Is there a way for me to access this page, which was obviously created and sent back to my web browser, using Python? If I can't by using a simple .connect and .recv code, is there another/bette way?

All recommendations appreciated. Never posted code, so excuse any etiquette errors:

import socket
import sys

try:
  mysock = socket.socket(socket.AF_INET, socket.SOCK_STREAM)
except socket.error:
  print("Failed to create socket.")
  sys.exit()
try:
  host = (socket.gethostbyname("www.google.com"), 80)
except socket.gaierror:
  print("Failed to get host")
  sys.exit()

print (host)

print(type(host))

mysock.connect(host)
message = b"GET / HTTP/1.1\r\n\r\n"
try:
  mysock.sendall(message)
except socket.error:
  print("Failed to send")
  sys.exit()
data = mysock.recv(5000)
mysock.close()

Solution

  • When you initially create a connection socket, your operating system reserves a "file" space (in quotes on purpose, not going to go into it now), that you create on your machine. The operating system then designates a port on your system for the file space that you made, and gives you back a file descriptor, describing its location. This port is where you send and receive data.

    When you run the connect method to connect to some Google URL, the socket library automatically decides that you should use a specific protocol to make the connection, and does some initial communication with the server to create a flow. This flow is where you will send one request, split up into packets of the same size, and receive a response from the server in the same way.

    To create the request, which is basically just a string sent initially to Google's servers that tells them what you want and, more importantly, how you want it, we need to do make something extra called an SSL request. If you'll notice, the correct URL to Google is https://google.com and not http://google.com (although the latter redirects), because you want to negotiate a specific private key to encrypt your communication and hide it from others who might see it. Once you have done your connect magic, you send this SSL request with the send method, normally the request is automatically created by the Python library. you then receive your response, which is the response headers (values mapped to one another giving you some initial info on what you are getting), and then your body, which is HTML code.

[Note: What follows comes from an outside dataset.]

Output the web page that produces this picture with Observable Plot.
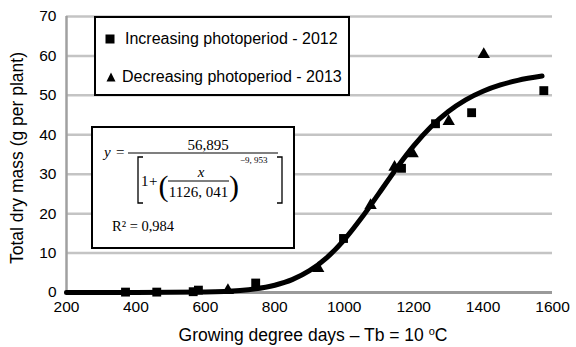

    Let's delve into the request a bit more. When you submit a search to Google, the search is saved in the URL that you requested. as @user2357112 said, a search for new apple iphone becomes https://www.google.com/search?q=new+apple+iphone&.... Everything before the equals sign is a GET parameter and everything after it is its value. For your purposes, you only care about the q= portion, which represents the search keywords you entered into the search bar. Everything else should remain the same, separated by ampersands (&).

    Once you have sent a request to that URL and gotten your HTML response, you have to parse it to get the search results. Please make a separate question for that if you have to, since each post should only have one question to answer.